Accusations by health secretary Steve Barclay on Wednesday that the strikers were “consciously” inflicting harm on patients were roundly rejected by the strikers.

It’s “not because we have come out on strike that they are dying,” said Antonia Gosnell, a union representative and paramedic with the London ambulance service for 33 years, on a Unison picket line in the centre of the capital. “People’s lives are already being put at risk every day because we don’t have the resources or staff.”

At Deptford, Fisher said if an emergency callout could not be covered a crew would be allocated from the picket line. “We are doing our best to ensure that anyone who is in a life-threatening condition will receive an ambulance,” he added.

His colleague Marie Kerr, aged 59, who two years ago moved into an administrative role at Deptford after 25 years on the road as an ambulance technician, added: “If somebody was to fall over across the road now and couldn’t get up, we would be over there to help them . . . So I think that’s a misconception that the government are trying to put to the public that we are putting people’s lives at risk and we’re definitely, definitely not.”

Marie Kerr at Deptford ambulance station © Anna Gordon/FT

Speaking on a picket line near Manchester Royal Infirmary, the city’s biggest hospital, Unison’s head of health, Sara Gorton, said that in spite of the strike, paramedics had already dealt with “three or four” callouts from the Manchester base within the first hour or so of the picket starting, under the union’s promise to provide cover for “life and limb” emergencies.

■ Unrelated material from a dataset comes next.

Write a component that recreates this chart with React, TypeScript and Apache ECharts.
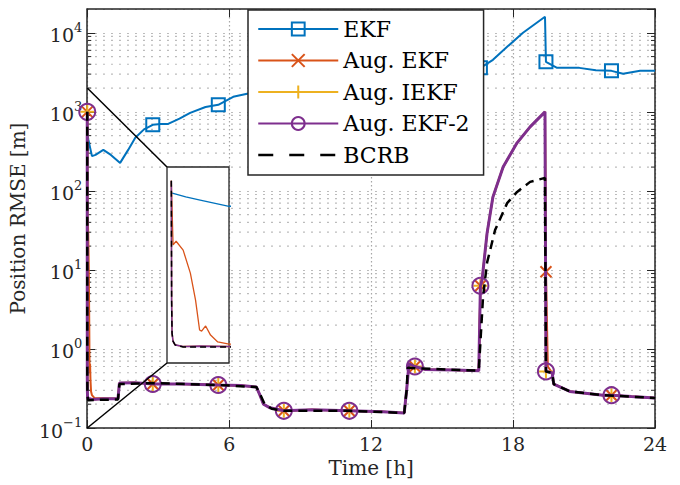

Jeff Gorman, the North West Ambulance Service representative for Unison, which has around 4,000 members, said newly trained paramedics were leaving within a couple of years for higher salaries and less stress elsewhere in the NHS.

“They can get a better-paid job as a paramedic in a doctor’s surgery, not working nights and weekends, rather than deal with all the trauma and abuse you get out on the road as a paramedic,” he said.

Many strikers said these pressures were part of the reason some ambulance staff soon quit the profession.

Strikers felt the public was largely on their side even when they or their relatives had personally felt the impact of an under-resourced service.

In Deptford, Fisher recalled a recent incident when the daughter of an elderly woman suffering from heart failure had called an ambulance at 5pm but he and his crew had been unable to get there until 9.30 the following morning. “She was chronically unwell and had problems with her breathing and her mobility. She’d been bed-bound for 48 hours,” he added.

Despite their late arrival the family had been understanding. “We do have very strong public support,” he said, his words almost drowned out by a cacophony of encouraging honks from passing motorists.

Several of the striking paramedics suggested shortages and underfunding elsewhere in the NHS were putting the ambulance service under strain. Craig, a 30-year-old paramedic who did not wish to give his full name, said he and his colleagues’ “main frustration is the largest proportion of our work isn’t emergency ambulance work and unfortunately that means we are tied up when genuine emergencies come in”.

“There is obviously a strain on GP services and they haven’t got the capacity to do what they are there to do and that results in us picking up their slack,” he said.

On the picket line in Manchester, 60-year-old Alun Roberts, who has been a paramedic in the north-west for 27 years, agreed that strains in primary care had driven pressures on to emergency departments “and they can’t cope — and neither can we”, he added.

Alun Roberts on the picket line in Manchester © Jon Super/FT

The way in which strains in one part of the NHS are reverberating across the entire health service is well understood by family doctors. Dr Zahid Chauhan, a GP in Oldham and clinical lead for Greater Manchester Urgent Primary Care Alliance, said strikes and workforce and system pressures were “all part of the same issue”.

“We need to look at the totality of the issues — and unless we do that, with a long-term plan, it won’t get resolved. You’re looking at a five- to 10-year plan to recover from the current situation and that needs to be communicated to the public,” he added.